Some of the trucking companies carried drugs from Kandahar, the Taliban heartland in southern Afghanistan and a center of opium poppy cultivation, to Karachi and returned with weapons for the militants fighting American and NATO forces, Mr. Mohammed said.
Many of the rich Pashtun businessmen of Karachi donate to the Taliban, said the senior fighter. “Money is not a problem for us,” he said.
“They like to give to get a place in heaven.”
But Karachi is also an ideological motor for the insurgency, powered by a vast circuit of unregistered religious schools, known as madrasas.

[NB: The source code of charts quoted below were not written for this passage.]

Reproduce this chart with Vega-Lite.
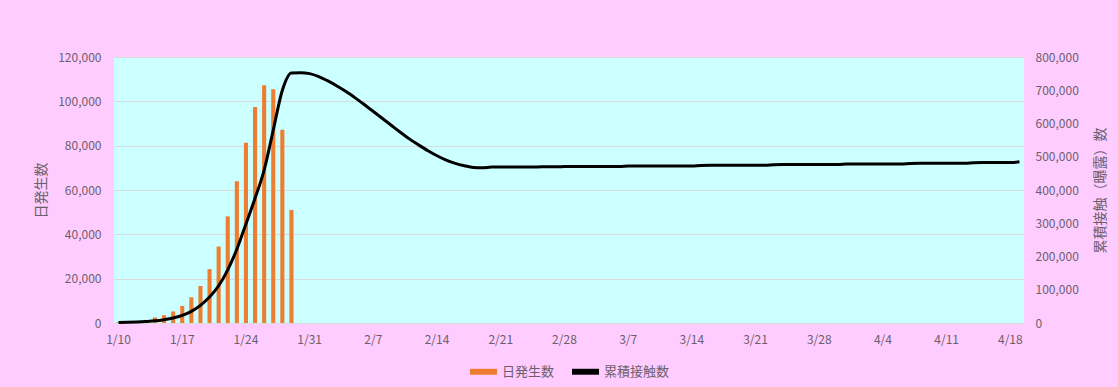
{
 "$schema": "https://vega.github.io/schema/vega-lite/v6.json",
 "width": 910,
 "height": 266,
 "autosize": {"type": "none"},
 "padding": {"left": 114, "top": 57, "right": 94, "bottom": 64},
 "background": "#FFCCFF",
 "config": {
  "view": {"fill": "#CCFFFF", "stroke": null},
  "font": "Noto Sans CJK JP",
  "axis": {"labelFont": "Noto Sans CJK JP", "titleFont": "Noto Sans CJK JP", "labelFontSize": 12, "labelColor": "#6B5F6B", "titleColor": "#6B5F6B", "titleFontWeight": "normal", "titleFontSize": 14, "domain": false, "ticks": false},
  "legend": {"labelFont": "Noto Sans CJK JP", "labelFontSize": 13, "labelColor": "#6B5F6B"}
 },
 "data": {"values": [
  {"d":"2021-01-10","daily":300,"cum":1500},
  {"d":"2021-01-11","daily":500,"cum":2000},
  {"d":"2021-01-12","daily":800,"cum":3000},
  {"d":"2021-01-13","daily":1400,"cum":4500},
  {"d":"2021-01-14","daily":2500,"cum":6500},
  {"d":"2021-01-15","daily":3500,"cum":10000},
  {"d":"2021-01-16","daily":5200,"cum":15000},
  {"d":"2021-01-17","daily":7700,"cum":23000},
  {"d":"2021-01-18","daily":11600,"cum":35000},
  {"d":"2021-01-19","daily":16700,"cum":53000},
  {"d":"2021-01-20","daily":24300,"cum":78000},
  {"d":"2021-01-21","daily":34500,"cum":112000},
  {"d":"2021-01-22","daily":48100,"cum":160000},
  {"d":"2021-01-23","daily":64000,"cum":222000},
  {"d":"2021-01-24","daily":81300,"cum":298000},
  {"d":"2021-01-25","daily":97400,"cum":375000},
  {"d":"2021-01-26","daily":107200,"cum":460000},
  {"d":"2021-01-27","daily":105500,"cum":580000},
  {"d":"2021-01-28","daily":87200,"cum":700000},
  {"d":"2021-01-29","daily":51000,"cum":752000},
  {"d":"2021-01-30","daily":0,"cum":753000},
  {"d":"2021-01-31","daily":0,"cum":750000},
  {"d":"2021-02-01","daily":0,"cum":741000},
  {"d":"2021-02-02","daily":0,"cum":728000},
  {"d":"2021-02-03","daily":0,"cum":713000},
  {"d":"2021-02-04","daily":0,"cum":696000},
  {"d":"2021-02-05","daily":0,"cum":677000},
  {"d":"2021-02-06","daily":0,"cum":657000},
  {"d":"2021-02-07","daily":0,"cum":636000},
  {"d":"2021-02-08","daily":0,"cum":615000},
  {"d":"2021-02-09","daily":0,"cum":594000},
  {"d":"2021-02-10","daily":0,"cum":573000},
  {"d":"2021-02-11","daily":0,"cum":553000},
  {"d":"2021-02-12","daily":0,"cum":535000},
  {"d":"2021-02-13","daily":0,"cum":518000},
  {"d":"2021-02-14","daily":0,"cum":503000},
  {"d":"2021-02-15","daily":0,"cum":490000},
  {"d":"2021-02-16","daily":0,"cum":480000},
  {"d":"2021-02-17","daily":0,"cum":473000},
  {"d":"2021-02-18","daily":0,"cum":468000},
  {"d":"2021-02-19","daily":0,"cum":467000},
  {"d":"2021-02-20","daily":0,"cum":469000},
  {"d":"2021-02-21","daily":0,"cum":469000},
  {"d":"2021-02-22","daily":0,"cum":469000},
  {"d":"2021-02-23","daily":0,"cum":469000},
  {"d":"2021-02-24","daily":0,"cum":469500},
  {"d":"2021-02-25","daily":0,"cum":469500},
  {"d":"2021-02-26","daily":0,"cum":470000},
  {"d":"2021-02-27","daily":0,"cum":470000},
  {"d":"2021-02-28","daily":0,"cum":470500},
  {"d":"2021-03-01","daily":0,"cum":471000},
  {"d":"2021-03-02","daily":0,"cum":471000},
  {"d":"2021-03-03","daily":0,"cum":471000},
  {"d":"2021-03-04","daily":0,"cum":471000},
  {"d":"2021-03-05","daily":0,"cum":471000},
  {"d":"2021-03-06","daily":0,"cum":471000},
  {"d":"2021-03-07","daily":0,"cum":472000},
  {"d":"2021-03-08","daily":0,"cum":472500},
  {"d":"2021-03-09","daily":0,"cum":472500},
  {"d":"2021-03-10","daily":0,"cum":472500},
  {"d":"2021-03-11","daily":0,"cum":472500},
  {"d":"2021-03-12","daily":0,"cum":472500},
  {"d":"2021-03-13","daily":0,"cum":472500},
  {"d":"2021-03-14","daily":0,"cum":472500},
  {"d":"2021-03-15","daily":0,"cum":474000},
  {"d":"2021-03-16","daily":0,"cum":474500},
  {"d":"2021-03-17","daily":0,"cum":474500},
  {"d":"2021-03-18","daily":0,"cum":474500},
  {"d":"2021-03-19","daily":0,"cum":474500},
  {"d":"2021-03-20","daily":0,"cum":474500},
  {"d":"2021-03-21","daily":0,"cum":474500},
  {"d":"2021-03-22","daily":0,"cum":474500},
  {"d":"2021-03-23","daily":0,"cum":476000},
  {"d":"2021-03-24","daily":0,"cum":476500},
  {"d":"2021-03-25","daily":0,"cum":476500},
  {"d":"2021-03-26","daily":0,"cum":476500},
  {"d":"2021-03-27","daily":0,"cum":476500},
  {"d":"2021-03-28","daily":0,"cum":476500},
  {"d":"2021-03-29","daily":0,"cum":476500},
  {"d":"2021-03-30","daily":0,"cum":476500},
  {"d":"2021-03-31","daily":0,"cum":478000},
  {"d":"2021-04-01","daily":0,"cum":478500},
  {"d":"2021-04-02","daily":0,"cum":478500},
  {"d":"2021-04-03","daily":0,"cum":478500},
  {"d":"2021-04-04","daily":0,"cum":478500},
  {"d":"2021-04-05","daily":0,"cum":478500},
  {"d":"2021-04-06","daily":0,"cum":478500},
  {"d":"2021-04-07","daily":0,"cum":480000},
  {"d":"2021-04-08","daily":0,"cum":480500},
  {"d":"2021-04-09","daily":0,"cum":480500},
  {"d":"2021-04-10","daily":0,"cum":480500},
  {"d":"2021-04-11","daily":0,"cum":480500},
  {"d":"2021-04-12","daily":0,"cum":480500},
  {"d":"2021-04-13","daily":0,"cum":480500},
  {"d":"2021-04-14","daily":0,"cum":482000},
  {"d":"2021-04-15","daily":0,"cum":482500},
  {"d":"2021-04-16","daily":0,"cum":482500},
  {"d":"2021-04-17","daily":0,"cum":482500},
  {"d":"2021-04-18","daily":0,"cum":482500},
  {"d":"2021-04-19","daily":0,"cum":485000}
 ]},
 "encoding": {
  "x": {
   "field": "d", "type": "ordinal",
   "scale": {"paddingInner": 0.55, "paddingOuter": 0.275},
   "axis": {
    "title": null, "labelAngle": 0, "labelPadding": 11, "grid": false,
    "values": ["2021-01-10","2021-01-17","2021-01-24","2021-01-31","2021-02-07","2021-02-14","2021-02-21","2021-02-28","2021-03-07","2021-03-14","2021-03-21","2021-03-28","2021-04-04","2021-04-11","2021-04-18"],
    "labelExpr": "utcFormat(toDate(datum.value), '%-m/%-d')"
   }
  }
 },
 "layer": [
  {
   "mark": {"type": "bar"},
   "encoding": {
    "y": {
     "field": "daily", "type": "quantitative",
     "scale": {"domain": [0, 120000], "nice": false},
     "axis": {
      "title": "日発生数", "orient": "left", "values": [0,20000,40000,60000,80000,100000,120000],
      "format": ",.0f", "labelPadding": 13, "grid": true, "gridColor": "#DADADA", "gridWidth": 1.2,
      "titleX": -73, "titleY": 133, "titleAngle": 270, "titleAlign": "center", "titleBaseline": "middle"
     }
    },
    "color": {
     "datum": "日発生数",
     "scale": {"domain": ["日発生数", "累積接触数"], "range": ["#ED7D31", "#000000"]},
     "legend": {
      "title": null, "orient": "none", "direction": "horizontal", "legendX": 356, "legendY": 301,
      "symbolType": "M-1,-0.22H1V0.22H-1Z", "symbolSize": 729, "symbolStrokeWidth": 0,
      "labelOffset": 5, "columnPadding": 17
     }
    }
   }
  },
  {
   "mark": {"type": "line", "color": "#000000", "strokeWidth": 3, "interpolate": "monotone"},
   "encoding": {
    "y": {
     "field": "cum", "type": "quantitative",
     "scale": {"domain": [0, 800000], "nice": false},
     "axis": {
      "title": "累積接触（曝露）数", "orient": "right", "values": [0,100000,200000,300000,400000,500000,600000,700000,800000],
      "format": ",.0f", "labelPadding": 11, "grid": false,
      "titleX": 76, "titleY": 133, "titleAngle": 270, "titleAlign": "center", "titleBaseline": "middle"
     }
    }
   }
  }
 ],
 "resolve": {"scale": {"y": "independent"}}
}
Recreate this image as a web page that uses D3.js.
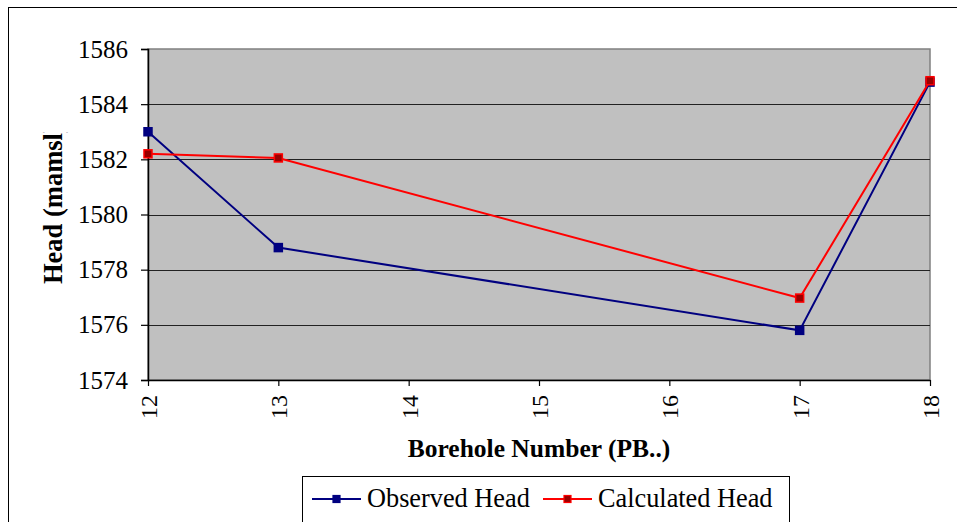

Most of the militant groups, like Jaish-e-Muhammad and Lashkar-e-Jhangvi, have sponsored madrasas here for many years, where they imbue a hatred of all things Western and provide the justification for militancy, community leaders said.
In Sohrab Goth, a bleak sprawl of one-story concrete houses, a madrasa called Jaamia Farooqia is the alma mater for the Pakistani Taliban’s chief suicide bomb instructor, Qari Hussain. Many graduates from Jaamia Farooqia have headed to the tribal areas as recruits for the Pakistani Taliban, the senior fighter said.
But pressure on the Taliban from the police, often considered corrupt and violent, is mounting, the senior fighter said.
In a highly publicized case last October, the police, recently supplemented with more counterterrorism squads, arrested the senior Taliban commander in Karachi.
The house of the commander, Akhtar Zaman, was filled with weapons, the police said, and Mr. Zaman remains in custody.
The new commander is a younger, less seasoned man from South Waziristan. He has just installed himself at a madrasa in Baldia town, a ramshackle area of narrow alleys and dust-flecked palm trees, dominated by Pashtuns.
In keeping with a lower profile, he rebuffed a request for an interview. So far, said the senior fighter, he is keeping the madrasa free of weapons.